After all, breadth has been terrific. Do you know that six of the last eight trading days have seen positive breadth? Now, I don’t think folks are too bullish, but they are certainly friendlier to the market than they were a week ago, or even after Monday’s give-up. Nasdaq has been up for three consecutive days. It hasn’t done that in two months. It hasn’t had four-straight green days since early September. That’s four months. So, you can imagine if we get one more day tacked on to the upside, that warming up is going to get louder.

Then there is the S&P 500. Sure, it is up 100 points in a few days, but it has not had back-to-back up days since Dec. 20 and 21. That’s nearly three weeks. So, here, too, if we can string together some more green days instead of “Don’t fight the Fed,” I expect we will hear “Don’t fight the tape.”

As I have noted almost daily since the calendar turned to 2023, breadth has been leading the way. Tuesday’s action took it up to the early November high (the equivalent of the S&P being at 4100 now). That means the McClellan Summation Index continues to work its way upward. It now needs a net differential of negative 3,800 advancers minus decliners on the New York Stock Exchange to halt the rise. That’s a great cushion but at negative 4,000, I consider the market overbought.

Using my own Oscillator, it will be overbought by Friday of this week with a window between Friday and Wednesday; that’s because of all that good breadth we’ve seen. If breadth is positive Wednesday and Thursday this week, then, as we head into Friday, we’ll have eight of 10 trading days with positive breadth, which is what would make the market overbought.

And should we get that set up, it would signal a pullback in the market for next week in my work.

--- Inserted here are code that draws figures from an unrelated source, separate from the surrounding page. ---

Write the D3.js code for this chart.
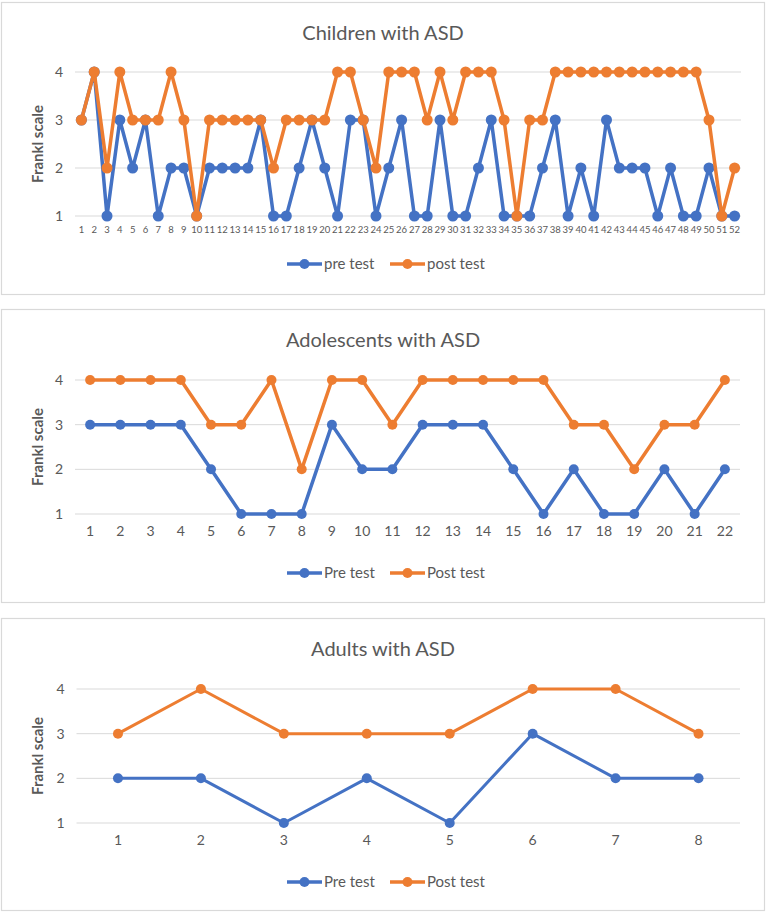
<!DOCTYPE html>
<html><head><meta charset="utf-8">
<script src="https://cdn.jsdelivr.net/npm/d3@7"></script>
<style>body{margin:0;background:#fff;}svg{display:block;font-family:Lato,"Open Sans",sans-serif;}</style>
</head><body>
<svg id="c" width="766" height="913"></svg>
<script>
// ---- data ----
const childCats = d3.range(1, 53);
const childPre = [3,4,1,3,2,3,1,2,2,1,2,2,2,2,3,1,1,2,3,2,1,3,3,1,2,3,1,1,3,1,1,2,3,1,1,1,2,3,1,2,1,3,2,2,2,1,2,1,1,2,1,1];
const childPost = [3,4,2,4,3,3,3,4,3,1,3,3,3,3,3,2,3,3,3,3,4,4,3,2,4,4,4,3,4,3,4,4,4,3,1,3,3,4,4,4,4,4,4,4,4,4,4,4,4,3,1,2];
const adolCats = d3.range(1, 23);
const adolPre = [3,3,3,3,2,1,1,1,3,2,2,3,3,3,2,1,2,1,1,2,1,2];
const adolPost = [4,4,4,4,3,3,4,2,4,4,3,4,4,4,4,4,3,3,2,3,3,4];
const adultCats = d3.range(1, 9);
const adultPre = [2,2,1,2,1,3,2,2];
const adultPost = [3,4,3,3,3,4,4,3];
const yTicks = [1,2,3,4];
const titles = ["Children with ASD", "Adolescents with ASD", "Adults with ASD"];
const legendNames = [["pre test","post test"],["Pre test","Post test"],["Pre test","Post test"]];

const BLUE = "#4472C4", ORANGE = "#ED7D31", GRID = "#d9d9d9", TXT = "#595959";
const svg = d3.select("#c");

function drawChart(o) {
  const g = svg.append("g");
  g.append("rect").attr("x", 1.5).attr("y", o.top + 0.5).attr("width", 763).attr("height", o.bottom - o.top)
    .attr("fill", "#fff").attr("stroke", GRID).attr("stroke-width", 1.2);
  g.append("text").attr("x", 383).attr("y", o.top + 38).attr("text-anchor", "middle")
    .attr("font-size", 20).attr("fill", TXT).text(o.title);

  const x = d3.scaleBand().domain(o.cats).range([o.x0, o.x1]).padding(0);
  const y = d3.scaleLinear().domain([1, 4]).range([o.y1, o.y4]);

  g.selectAll("line.grid").data(yTicks).enter().append("line")
    .attr("x1", o.x0).attr("x2", o.x1).attr("y1", d => y(d)).attr("y2", d => y(d))
    .attr("stroke", GRID).attr("stroke-width", 1);

  const ya = g.append("g").attr("transform", `translate(${o.x0 - 6},0)`)
    .call(d3.axisLeft(y).tickValues(yTicks).tickFormat(d3.format("d")).tickSize(0).tickPadding(6));
  ya.select(".domain").remove();
  ya.selectAll("text").attr("font-size", 14).attr("fill", TXT).attr("font-family", "Lato,sans-serif");

  const xa = g.append("g").attr("transform", `translate(0,${o.y1})`)
    .call(d3.axisBottom(x).tickSize(0).tickPadding(o.xPad));
  xa.select(".domain").remove();
  xa.selectAll("text").attr("font-size", o.xFont).attr("fill", TXT).attr("font-family", "Lato,sans-serif");

  g.append("text").attr("transform", `translate(43,${(o.y1 + o.y4) / 2}) rotate(-90)`)
    .attr("text-anchor", "middle").attr("font-size", 15).attr("font-weight", "bold").attr("fill", TXT)
    .text("Frankl scale");

  const line = d3.line().x((d, i) => x(o.cats[i]) + x.bandwidth() / 2).y(d => y(d));
  [[o.pre, BLUE], [o.post, ORANGE]].forEach(([vals, col]) => {
    g.append("path").datum(vals).attr("d", line).attr("fill", "none").attr("stroke", col)
      .attr("stroke-width", o.lw).attr("stroke-linejoin", "round");
    g.selectAll(null).data(vals).enter().append("circle")
      .attr("cx", (d, i) => x(o.cats[i]) + x.bandwidth() / 2).attr("cy", d => y(d))
      .attr("r", o.r).attr("fill", col);
  });

  const lg = g.append("g").attr("transform", `translate(0,${o.legY})`);
  const items = [{n: o.names[0], c: BLUE, x: 287}, {n: o.names[1], c: ORANGE, x: 390}];
  items.forEach(it => {
    lg.append("line").attr("x1", it.x).attr("x2", it.x + 35).attr("y1", 0).attr("y2", 0)
      .attr("stroke", it.c).attr("stroke-width", 3.5);
    lg.append("circle").attr("cx", it.x + 17.5).attr("cy", 0).attr("r", 5).attr("fill", it.c);
    lg.append("text").attr("x", it.x + 37).attr("y", 5).attr("font-size", 15).attr("fill", TXT).text(it.n);
  });
}

drawChart({top: 2, bottom: 294, title: titles[0], cats: childCats, pre: childPre, post: childPost,
  x0: 75, x1: 741, y1: 216, y4: 72, xFont: 9.5, xPad: 10, lw: 3.5, r: 5.5, legY: 264, names: legendNames[0]});
drawChart({top: 309, bottom: 602, title: titles[1], cats: adolCats, pre: adolPre, post: adolPost,
  x0: 75, x1: 740, y1: 514, y4: 380, xFont: 14, xPad: 12, lw: 3.5, r: 5, legY: 573, names: legendNames[1]});
drawChart({top: 618, bottom: 910, title: titles[2], cats: adultCats, pre: adultPre, post: adultPost,
  x0: 76.5, x1: 740, y1: 823, y4: 689, xFont: 14, xPad: 12, lw: 3, r: 5, legY: 882, names: legendNames[2]});
</script>
</body></html>
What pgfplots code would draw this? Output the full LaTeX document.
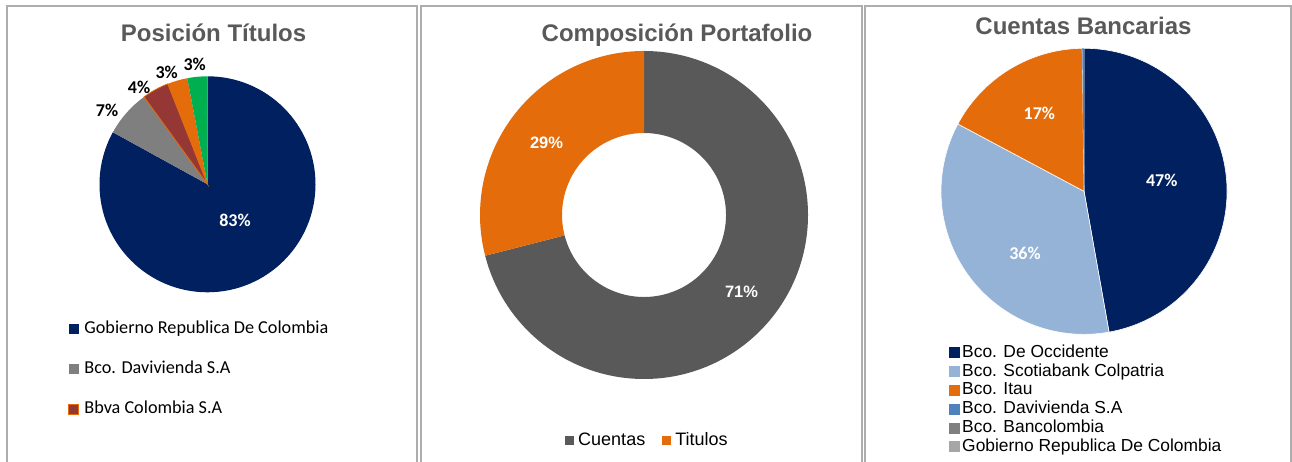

So far, the resistance noted on the various charts from Monday’s column is still in place, so the market is still testing those levels, although the bonds backed off (rates went up) the line. The consumer price index report on Thursday seems to be what everyone is focused on. I believe the last few CPI reports the market was down heading into them. If we rally on Wednesday that, too, would be a change.